As other schools joined Stanford, it became clear to Wharton faculty and administrators that their brand was gaining prestige. Ratnaraj describes a sales call he made to Harvard Business School, during which he was asked whether Harvard could pay Wharton extra and not have to display the WRDS logo. He countered that he’d give WRDS away for free but the logo had to stay. As Ratnaraj relates it, the request was a throwaway, but the incident illustrates how well competitors understand what Wharton gets from the deal. "Wharton was never in it for the money," says Ratnaraj. About $5 million of the revenue the school has collected from WRDS since 1997 has been reinvested in the system, which costs about $1.8 million a year to run. While Wharton Dean Harker says faculty members don’t come to Wharton only because of WRDS, it’s a potent recruiting tool nevertheless because it signals to potential faculty "the creativity of our computing group" and Wharton’s commitment to supporting research.

More Enterprise Benefits

Wharton has achieved far more value from WRDS than recognition for its computing prowess. For one thing, WRDS has become a more powerful tool?and has a higher level of support?than it ever would have if Wharton had kept the service to itself. A dedicated staff of 11, which includes not only technical personnel but also academic researchers who are expert users of WRDS databases, keep the system running and provide customer support. Michael Boldin, an economist who is WRDS’s research and support services director, says he and his staff can sometimes do a better job helping faculty than the data providers can because "we understand better the kind of work a person is doing."

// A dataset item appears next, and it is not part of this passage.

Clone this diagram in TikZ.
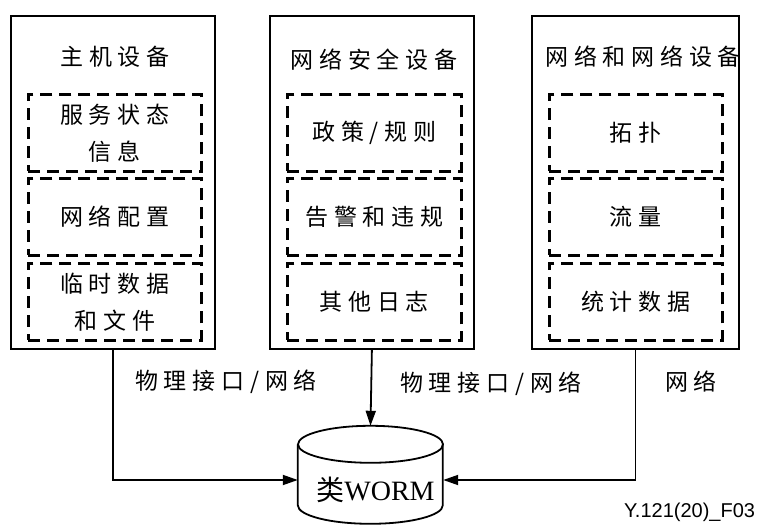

With a wider user base, it’s easier to justify investment in new databases too. "There may be a great database that two of us would really like to use here," says Gibbons, the finance department chairman. "Now the calculation is that if there are two here, there are probably two at many of the other clients."

WRDS has also raised the performance bar for Wharton’s computing group. "It’s made us look at opportunities more vigorously," says McCartney. The experience with WRDS led McCartney to launch two other externally facing initiatives: Knowledge@Wharton, a free webzine and online library for business research; and the Alfred West Jr. Learning Lab, an online resource for teaching tools, including a trading and investment simulator and a competitive bidding game. Knowledge@Wharton has more than 200,000 subscribers worldwide. The Learning Lab is currently used only within Wharton, but the school plans to market it to other educational institutions. WCIT also designed new, wired podiums for the lecture halls in Wharton’s new campus building?Jon M. Huntsman Hall, which opened last October. "We want Harvard to go buy a Wharton Lectern," McCartney says.

If it were up to him, McCartney would spend more time on strategic initiatives such as WRDS. "I have to run my own e-mail systems," he says. "But if I could spend 100 percent of my budget on research and education, I would."